Since the late 1930s, the house has been in eclipse - used first as a girl’s private school, then as offices for the organisation now known as English Nature. Paradoxically, this twilight existence worked in its favour: the tenants boarded up gorgeous fireplaces and pushed filing cabinets against panelled walls, but changed very little. Had it remained a family house in full use, chances are it would have been modernised at intervals, the original interiors wrecked. As it is, by the time the Kendal-based Lakeland Arts Trust got interested in it in 1997, it was run-down, a bit bashed about, but essentially intact.

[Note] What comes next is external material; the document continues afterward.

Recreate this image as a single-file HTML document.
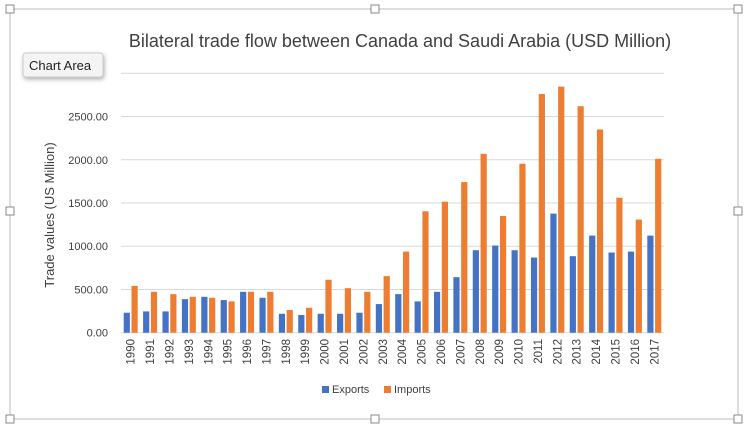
<!DOCTYPE html>
<html><head><meta charset="utf-8"><style>
body{margin:0;background:#fff;width:754px;height:430px;overflow:hidden;font-family:"Liberation Sans",sans-serif}
</style></head><body>
<svg id="c" width="754" height="430" xmlns="http://www.w3.org/2000/svg">
<rect x="10" y="9" width="728" height="410" fill="#fff" stroke="#bbb" stroke-width="1"/>
<g fill="#fff" stroke="#888" stroke-width="1">
<rect x="6" y="5" width="8" height="8"/><rect x="371" y="5" width="8" height="8"/><rect x="734" y="5" width="8" height="8"/>
<rect x="6" y="207" width="8" height="8"/><rect x="734" y="207" width="8" height="8"/>
<rect x="6" y="415" width="8" height="8"/><rect x="371" y="415" width="8" height="8"/><rect x="734" y="415" width="8" height="8"/>
</g>
<text x="400" y="47" text-anchor="middle" font-size="18" fill="#404040">Bilateral trade flow between Canada and Saudi Arabia (USD Million)</text>
<text transform="translate(54,215) rotate(-90)" text-anchor="middle" font-size="13" fill="#404040">Trade values (US Million)</text>
<g id="grid"></g><g id="bars"></g><g id="xl"></g>
<g>
<rect x="322" y="386" width="7" height="7" fill="#4472c4"/>
<text x="332" y="393" font-size="11" fill="#404040">Exports</text>
<rect x="384" y="386" width="7" height="7" fill="#ed7d31"/>
<text x="394" y="393" font-size="11" fill="#404040">Imports</text>
</g>
<g>
<rect x="23" y="53" width="80" height="24" rx="3" fill="#f4f4f4" stroke="#ccc" style="filter:drop-shadow(1px 2px 2px rgba(0,0,0,0.3))"/>
<text x="29" y="70" font-size="13" fill="#222">Chart Area</text>
</g>
</svg>
<script>
const years=["1990","1991","1992","1993","1994","1995","1996","1997","1998","1999","2000","2001","2002","2003","2004","2005","2006","2007","2008","2009","2010","2011","2012","2013","2014","2015","2016","2017"];
const exportsV=[231,246,246,388,415,377,473,404,219,204,219,219,231,331,446,362,473,642,954,1008,954,869,1377,885,1123,927,938,1123];
const importsV=[542,473,446,415,404,362,473,473,262,288,612,515,473,654,938,1404,1515,1742,2069,1350,1954,2761,2846,2619,2350,1561,1308,2011];
const ticks=[0,500,1000,1500,2000,2500,3000];
const tickLabels=["0.00","500.00","1000.00","1500.00","2000.00","2500.00",""];
const NS="http://www.w3.org/2000/svg";
const X0=121,X1=664,Y0=332.7,Y1=73.3,YMAX=3000;
const y=v=>Y0-(v/YMAX)*(Y0-Y1);
const band=(X1-X0)/years.length;
const x=i=>X0+i*band;
function mk(t,a,p){const e=document.createElementNS(NS,t);for(const k in a)e.setAttribute(k,a[k]);p.appendChild(e);return e;}
const grid=document.getElementById('grid');
ticks.forEach((t,i)=>{
 const l=mk('line',{x1:X0,x2:X1,y1:y(t),y2:y(t),stroke:'#d9d9d9','stroke-width':1},grid);
 
 
 const tx=mk('text',{x:108,y:y(t)+4,'text-anchor':'end','font-size':11,fill:'#404040'},grid);
 tx.textContent=tickLabels[i];
 
 
});
const bars=document.getElementById('bars'),xl=document.getElementById('xl');
const bw=6.2;
years.forEach((yr,i)=>{
 const cx=x(i)+band/2;
 const e=mk('rect',{x:cx-bw-0.8,y:y(exportsV[i]),width:bw,height:Y0-y(exportsV[i]),fill:'#4472c4'},bars);
 
 
 const m=mk('rect',{x:cx+0.8,y:y(importsV[i]),width:bw,height:Y0-y(importsV[i]),fill:'#ed7d31'},bars);
 
 
 const t=mk('text',{transform:`translate(${cx+4},339) rotate(-90)`,'text-anchor':'end','font-size':11.5,fill:'#404040'},xl);
 t.textContent=yr;
 
 
});
</script>
</body></html>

Today when you go there, you wonder why on earth it wasn’t brought out of hiding sooner. Set high on a hillside overlooking Windermere, with the Coniston Fells in the distance, it is a glorious location. Inside, the rooms flow into each other in a way reminiscent of early Frank Lloyd Wright in the American Mid-West. However, the main impact is comparable to the one you get on entering Charles Rennie Mackintosh’s justly famed (and slightly later) Hill House outside Glasgow: you are in a lost world, the world of the arts-conscious fin-de-siecle business magnate. A world of wealth, craftsmanship, optimism: a stratum of society that was to be devastated by the First World War. Sir Edward Holt, Baillie Scott’s client here, was no exception. His eldest son died in the trenches and this grand holiday home, containing painful memories, lost its appeal for the family.

If Scott is less well known than some of his contemporaries, it was partly his own doing, and partly an accident of history. He was a reticent man. He looked like the gentleman farmer he originally trained to be (his family owned sheep ranches in Australia). Becoming an architect instead was a sound career move - less orthodox was his decision to begin his professional career on the Isle of Man. Such early self-imposed exile helped him develop a very personal style. Later he shifted his base around the English provinces, only finally settling in London in 1919. Scott designed nothing but homes, and became famous for them. He became adept at winning competitions, beating Mackintosh on a couple of occasions. He built in Switzerland and Germany as well as Britain.
As for posterity, a fire destroyed all his drawings and records in 1911, and everything subsequently was destroyed by a bomb in the London Blitz of 1941. An architect without an archive is hard to place, is little published: only the buildings, and not all of those, survive. Such twists of fate have served to make Scott more invisible than most. Which is why Blackwell - now, belatedly, a Grade 1 listed building - will come as a revelation to many.